Large pharmacy chains, such as CVS Caremark, point their fingers at “prescription-happy” doctors. In August of 2013, CVS announced that it would no longer honor prescriptions from doctors and other healthcare providers that were noted as prescribing painkillers at unusually high rates. CVS Caremark identified over 36 healthcare professionals with “extreme patterns of prescribing high-risk drugs” by checking their prescription rates against those of healthcare providers in similar specialties and geographic regions with patients of comparable demographics.

The United States government is looking for solutions to the country-wide drug poisoning epidemic on the federal and state levels. The Drug Enforcement Administration (DEA) is cracking down on pharmacy chains, as it believes these companies are major contributors to the wide-spread abuse, misuse, and overdose of prescription high-risk drugs. Consequently, the push for CVS Caremark’s prescription policy change was a result of such pressure from government authorities.

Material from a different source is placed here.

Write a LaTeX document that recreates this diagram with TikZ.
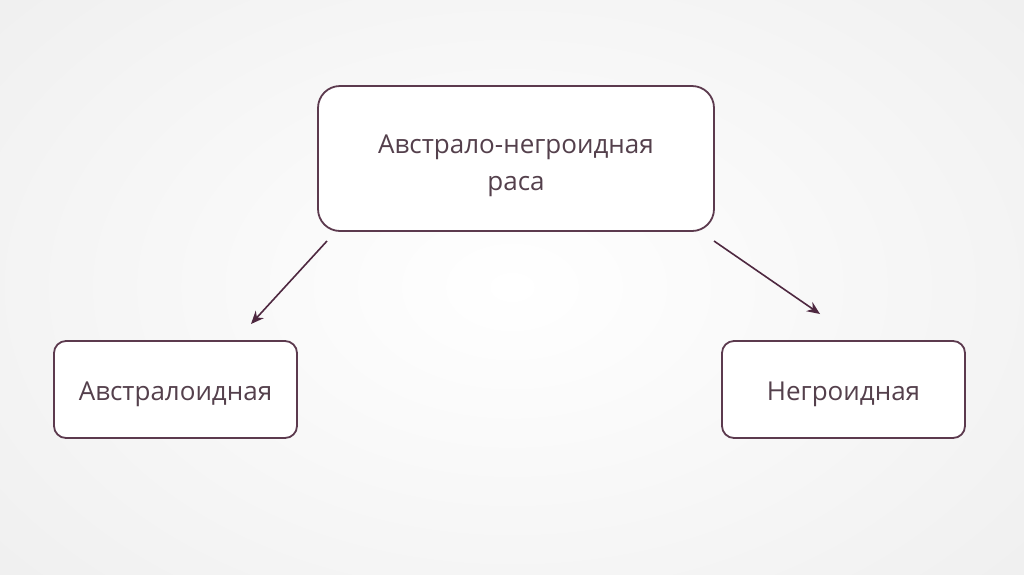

Newsday published an article in September 2013, documenting the success of New York State’s new online system for tracking prescription pill abuse. The system looks for doctor shopping, a practice described as “when patients visit a number of doctors in search of prescriptions for pain pills.” The state-wide system, known as Internet System for Tracking Over-Prescribing or I-STOP, detected over 200 cases of pill abuse in New York within the first three days of the system’s implementation.

In coordination with New York State’s new prescription drug abuse tracking system, NY law now requires real-time reporting to the I-STOP system by pharmacists upon filling opioid prescriptions. New York is also breaking ground as the first state to legally require physicians to consult patients on their prescription histories before prescribing them opioid drugs in hopes of stopping doctor shoppers in their tracks.

It seems as though over-prescribing healthcare providers, pharmacies, and doctor shoppers are all contributors to the overall issue of increased death and injury by drug poisoning in the US. We can only hope that further systems and legislation will be put in place to slow the prescription overdose epidemic.